Provided material |
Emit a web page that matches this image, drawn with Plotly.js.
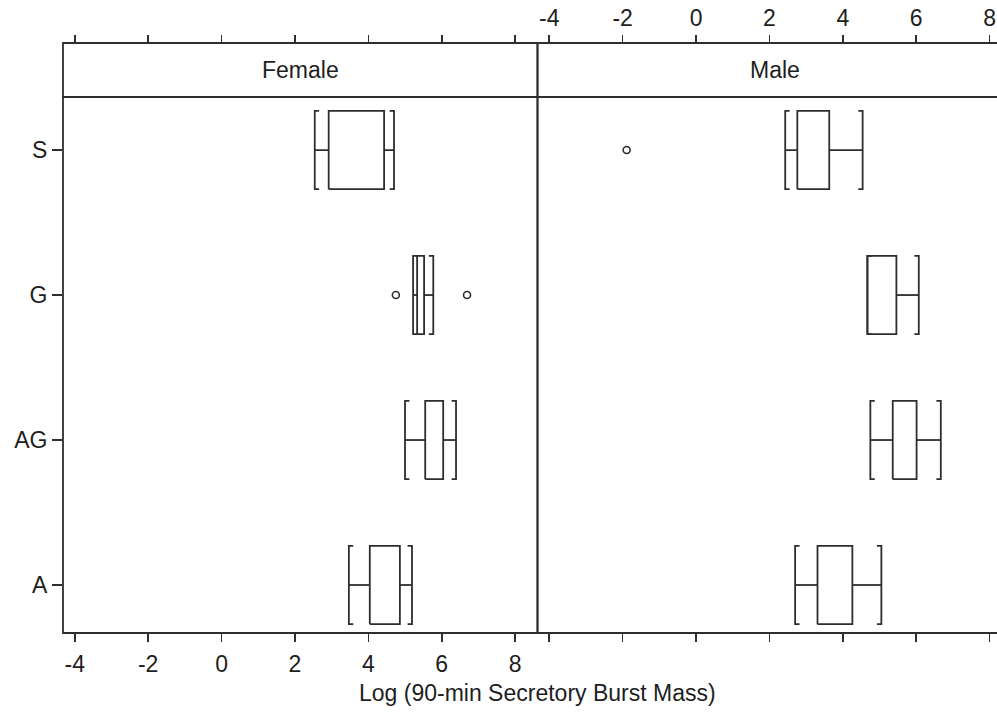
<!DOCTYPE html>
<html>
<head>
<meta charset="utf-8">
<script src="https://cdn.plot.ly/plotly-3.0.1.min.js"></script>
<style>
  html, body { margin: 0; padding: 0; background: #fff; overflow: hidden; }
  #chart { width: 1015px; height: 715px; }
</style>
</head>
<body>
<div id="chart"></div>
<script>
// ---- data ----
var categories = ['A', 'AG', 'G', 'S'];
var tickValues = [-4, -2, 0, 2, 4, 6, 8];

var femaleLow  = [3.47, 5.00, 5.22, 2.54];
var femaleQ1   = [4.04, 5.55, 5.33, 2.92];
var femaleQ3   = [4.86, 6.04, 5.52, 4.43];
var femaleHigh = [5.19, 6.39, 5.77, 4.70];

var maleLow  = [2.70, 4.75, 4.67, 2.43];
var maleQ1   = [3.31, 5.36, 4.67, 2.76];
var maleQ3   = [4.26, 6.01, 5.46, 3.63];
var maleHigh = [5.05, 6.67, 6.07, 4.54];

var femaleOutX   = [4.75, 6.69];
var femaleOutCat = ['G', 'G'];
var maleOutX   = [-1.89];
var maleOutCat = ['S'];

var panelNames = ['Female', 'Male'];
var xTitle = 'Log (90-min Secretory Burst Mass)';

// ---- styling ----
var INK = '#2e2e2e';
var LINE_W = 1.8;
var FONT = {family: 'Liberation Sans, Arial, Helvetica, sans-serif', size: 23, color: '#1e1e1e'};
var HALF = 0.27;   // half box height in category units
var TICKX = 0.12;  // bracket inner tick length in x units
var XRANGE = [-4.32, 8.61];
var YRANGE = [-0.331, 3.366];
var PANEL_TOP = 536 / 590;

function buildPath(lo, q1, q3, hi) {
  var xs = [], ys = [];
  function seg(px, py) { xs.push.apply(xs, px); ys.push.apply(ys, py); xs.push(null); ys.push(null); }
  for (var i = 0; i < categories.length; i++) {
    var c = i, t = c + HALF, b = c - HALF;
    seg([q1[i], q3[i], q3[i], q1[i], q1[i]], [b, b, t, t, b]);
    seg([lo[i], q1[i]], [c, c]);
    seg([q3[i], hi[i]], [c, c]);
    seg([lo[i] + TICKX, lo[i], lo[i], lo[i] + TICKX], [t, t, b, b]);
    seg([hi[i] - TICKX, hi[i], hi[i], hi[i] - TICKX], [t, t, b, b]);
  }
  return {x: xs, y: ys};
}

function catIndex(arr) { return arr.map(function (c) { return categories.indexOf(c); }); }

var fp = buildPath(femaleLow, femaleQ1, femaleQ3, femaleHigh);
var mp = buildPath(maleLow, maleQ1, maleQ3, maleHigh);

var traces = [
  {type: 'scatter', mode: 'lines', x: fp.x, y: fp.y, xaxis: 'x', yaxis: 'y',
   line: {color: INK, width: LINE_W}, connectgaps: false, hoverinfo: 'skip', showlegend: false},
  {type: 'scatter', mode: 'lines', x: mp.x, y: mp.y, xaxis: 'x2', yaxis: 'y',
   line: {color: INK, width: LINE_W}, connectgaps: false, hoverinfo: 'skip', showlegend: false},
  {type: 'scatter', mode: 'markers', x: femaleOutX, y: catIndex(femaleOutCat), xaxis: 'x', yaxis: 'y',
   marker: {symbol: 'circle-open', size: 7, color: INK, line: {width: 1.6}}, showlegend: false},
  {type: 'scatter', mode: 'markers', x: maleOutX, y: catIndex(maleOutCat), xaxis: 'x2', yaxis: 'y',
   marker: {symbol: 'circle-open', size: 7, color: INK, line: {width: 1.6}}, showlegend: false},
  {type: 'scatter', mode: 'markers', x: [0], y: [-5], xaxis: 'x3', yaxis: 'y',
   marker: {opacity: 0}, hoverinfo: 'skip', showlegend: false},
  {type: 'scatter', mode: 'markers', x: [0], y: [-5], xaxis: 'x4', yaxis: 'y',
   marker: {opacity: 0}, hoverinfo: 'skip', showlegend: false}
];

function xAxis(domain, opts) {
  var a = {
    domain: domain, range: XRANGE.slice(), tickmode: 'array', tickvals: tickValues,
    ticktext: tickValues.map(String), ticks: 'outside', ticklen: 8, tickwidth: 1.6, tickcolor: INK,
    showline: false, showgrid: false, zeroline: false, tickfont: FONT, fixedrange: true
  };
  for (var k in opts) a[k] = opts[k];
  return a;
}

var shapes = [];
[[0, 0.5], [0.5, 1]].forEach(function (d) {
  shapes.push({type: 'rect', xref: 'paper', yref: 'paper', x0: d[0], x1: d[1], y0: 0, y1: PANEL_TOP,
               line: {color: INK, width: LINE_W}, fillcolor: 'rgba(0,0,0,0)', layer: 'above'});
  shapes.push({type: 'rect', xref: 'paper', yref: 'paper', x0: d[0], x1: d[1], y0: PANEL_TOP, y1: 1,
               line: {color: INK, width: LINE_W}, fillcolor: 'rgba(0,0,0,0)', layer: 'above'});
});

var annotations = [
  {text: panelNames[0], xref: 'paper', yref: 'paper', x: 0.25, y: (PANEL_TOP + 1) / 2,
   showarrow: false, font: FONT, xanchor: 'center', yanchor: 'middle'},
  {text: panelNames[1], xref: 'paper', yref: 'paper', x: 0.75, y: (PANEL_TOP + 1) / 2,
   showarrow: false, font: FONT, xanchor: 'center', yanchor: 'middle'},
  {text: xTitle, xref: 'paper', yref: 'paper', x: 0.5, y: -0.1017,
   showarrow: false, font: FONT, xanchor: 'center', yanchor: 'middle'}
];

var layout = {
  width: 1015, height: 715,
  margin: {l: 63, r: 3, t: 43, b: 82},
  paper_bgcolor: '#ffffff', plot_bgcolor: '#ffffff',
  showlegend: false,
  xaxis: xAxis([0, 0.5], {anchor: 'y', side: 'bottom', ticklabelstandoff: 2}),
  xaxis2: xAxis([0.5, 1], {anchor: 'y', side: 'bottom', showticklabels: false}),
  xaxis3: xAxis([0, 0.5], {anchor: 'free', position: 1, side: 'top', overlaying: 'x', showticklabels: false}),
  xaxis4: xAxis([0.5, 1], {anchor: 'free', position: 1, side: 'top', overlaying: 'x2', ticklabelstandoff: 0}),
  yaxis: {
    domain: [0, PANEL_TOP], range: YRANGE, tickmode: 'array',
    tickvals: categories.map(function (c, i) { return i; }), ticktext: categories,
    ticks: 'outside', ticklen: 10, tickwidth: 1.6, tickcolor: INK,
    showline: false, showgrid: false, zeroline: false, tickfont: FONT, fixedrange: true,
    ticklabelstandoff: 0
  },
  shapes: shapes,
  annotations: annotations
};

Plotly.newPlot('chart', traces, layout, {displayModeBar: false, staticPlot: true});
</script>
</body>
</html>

Aim of the exercise | Each line of the data should be quoted exactly, with pictures left out.

The output |
Emit a web page that matches this image, drawn with Plotly.js.
<!DOCTYPE html>
<html>
<head>
<meta charset="utf-8">
<script src="https://cdn.plot.ly/plotly-3.0.1.min.js"></script>
<style>
  html, body { margin: 0; padding: 0; background: #fff; overflow: hidden; }
  #chart { width: 1015px; height: 715px; }
</style>
</head>
<body>
<div id="chart"></div>
<script>
// ---- data ----
var categories = ['A', 'AG', 'G', 'S'];
var tickValues = [-4, -2, 0, 2, 4, 6, 8];

var femaleLow  = [3.47, 5.00, 5.22, 2.54];
var femaleQ1   = [4.04, 5.55, 5.33, 2.92];
var femaleQ3   = [4.86, 6.04, 5.52, 4.43];
var femaleHigh = [5.19, 6.39, 5.77, 4.70];

var maleLow  = [2.70, 4.75, 4.67, 2.43];
var maleQ1   = [3.31, 5.36, 4.67, 2.76];
var maleQ3   = [4.26, 6.01, 5.46, 3.63];
var maleHigh = [5.05, 6.67, 6.07, 4.54];

var femaleOutX   = [4.75, 6.69];
var femaleOutCat = ['G', 'G'];
var maleOutX   = [-1.89];
var maleOutCat = ['S'];

var panelNames = ['Female', 'Male'];
var xTitle = 'Log (90-min Secretory Burst Mass)';

// ---- styling ----
var INK = '#2e2e2e';
var LINE_W = 1.8;
var FONT = {family: 'Liberation Sans, Arial, Helvetica, sans-serif', size: 23, color: '#1e1e1e'};
var HALF = 0.27;   // half box height in category units
var TICKX = 0.12;  // bracket inner tick length in x units
var XRANGE = [-4.32, 8.61];
var YRANGE = [-0.331, 3.366];
var PANEL_TOP = 536 / 590;

function buildPath(lo, q1, q3, hi) {
  var xs = [], ys = [];
  function seg(px, py) { xs.push.apply(xs, px); ys.push.apply(ys, py); xs.push(null); ys.push(null); }
  for (var i = 0; i < categories.length; i++) {
    var c = i, t = c + HALF, b = c - HALF;
    seg([q1[i], q3[i], q3[i], q1[i], q1[i]], [b, b, t, t, b]);
    seg([lo[i], q1[i]], [c, c]);
    seg([q3[i], hi[i]], [c, c]);
    seg([lo[i] + TICKX, lo[i], lo[i], lo[i] + TICKX], [t, t, b, b]);
    seg([hi[i] - TICKX, hi[i], hi[i], hi[i] - TICKX], [t, t, b, b]);
  }
  return {x: xs, y: ys};
}

function catIndex(arr) { return arr.map(function (c) { return categories.indexOf(c); }); }

var fp = buildPath(femaleLow, femaleQ1, femaleQ3, femaleHigh);
var mp = buildPath(maleLow, maleQ1, maleQ3, maleHigh);

var traces = [
  {type: 'scatter', mode: 'lines', x: fp.x, y: fp.y, xaxis: 'x', yaxis: 'y',
   line: {color: INK, width: LINE_W}, connectgaps: false, hoverinfo: 'skip', showlegend: false},
  {type: 'scatter', mode: 'lines', x: mp.x, y: mp.y, xaxis: 'x2', yaxis: 'y',
   line: {color: INK, width: LINE_W}, connectgaps: false, hoverinfo: 'skip', showlegend: false},
  {type: 'scatter', mode: 'markers', x: femaleOutX, y: catIndex(femaleOutCat), xaxis: 'x', yaxis: 'y',
   marker: {symbol: 'circle-open', size: 7, color: INK, line: {width: 1.6}}, showlegend: false},
  {type: 'scatter', mode: 'markers', x: maleOutX, y: catIndex(maleOutCat), xaxis: 'x2', yaxis: 'y',
   marker: {symbol: 'circle-open', size: 7, color: INK, line: {width: 1.6}}, showlegend: false},
  {type: 'scatter', mode: 'markers', x: [0], y: [-5], xaxis: 'x3', yaxis: 'y',
   marker: {opacity: 0}, hoverinfo: 'skip', showlegend: false},
  {type: 'scatter', mode: 'markers', x: [0], y: [-5], xaxis: 'x4', yaxis: 'y',
   marker: {opacity: 0}, hoverinfo: 'skip', showlegend: false}
];

function xAxis(domain, opts) {
  var a = {
    domain: domain, range: XRANGE.slice(), tickmode: 'array', tickvals: tickValues,
    ticktext: tickValues.map(String), ticks: 'outside', ticklen: 8, tickwidth: 1.6, tickcolor: INK,
    showline: false, showgrid: false, zeroline: false, tickfont: FONT, fixedrange: true
  };
  for (var k in opts) a[k] = opts[k];
  return a;
}

var shapes = [];
[[0, 0.5], [0.5, 1]].forEach(function (d) {
  shapes.push({type: 'rect', xref: 'paper', yref: 'paper', x0: d[0], x1: d[1], y0: 0, y1: PANEL_TOP,
               line: {color: INK, width: LINE_W}, fillcolor: 'rgba(0,0,0,0)', layer: 'above'});
  shapes.push({type: 'rect', xref: 'paper', yref: 'paper', x0: d[0], x1: d[1], y0: PANEL_TOP, y1: 1,
               line: {color: INK, width: LINE_W}, fillcolor: 'rgba(0,0,0,0)', layer: 'above'});
});

var annotations = [
  {text: panelNames[0], xref: 'paper', yref: 'paper', x: 0.25, y: (PANEL_TOP + 1) / 2,
   showarrow: false, font: FONT, xanchor: 'center', yanchor: 'middle'},
  {text: panelNames[1], xref: 'paper', yref: 'paper', x: 0.75, y: (PANEL_TOP + 1) / 2,
   showarrow: false, font: FONT, xanchor: 'center', yanchor: 'middle'},
  {text: xTitle, xref: 'paper', yref: 'paper', x: 0.5, y: -0.1017,
   showarrow: false, font: FONT, xanchor: 'center', yanchor: 'middle'}
];

var layout = {
  width: 1015, height: 715,
  margin: {l: 63, r: 3, t: 43, b: 82},
  paper_bgcolor: '#ffffff', plot_bgcolor: '#ffffff',
  showlegend: false,
  xaxis: xAxis([0, 0.5], {anchor: 'y', side: 'bottom', ticklabelstandoff: 2}),
  xaxis2: xAxis([0.5, 1], {anchor: 'y', side: 'bottom', showticklabels: false}),
  xaxis3: xAxis([0, 0.5], {anchor: 'free', position: 1, side: 'top', overlaying: 'x', showticklabels: false}),
  xaxis4: xAxis([0.5, 1], {anchor: 'free', position: 1, side: 'top', overlaying: 'x2', ticklabelstandoff: 0}),
  yaxis: {
    domain: [0, PANEL_TOP], range: YRANGE, tickmode: 'array',
    tickvals: categories.map(function (c, i) { return i; }), ticktext: categories,
    ticks: 'outside', ticklen: 10, tickwidth: 1.6, tickcolor: INK,
    showline: false, showgrid: false, zeroline: false, tickfont: FONT, fixedrange: true,
    ticklabelstandoff: 0
  },
  shapes: shapes,
  annotations: annotations
};

Plotly.newPlot('chart', traces, layout, {displayModeBar: false, staticPlot: true});
</script>
</body>
</html>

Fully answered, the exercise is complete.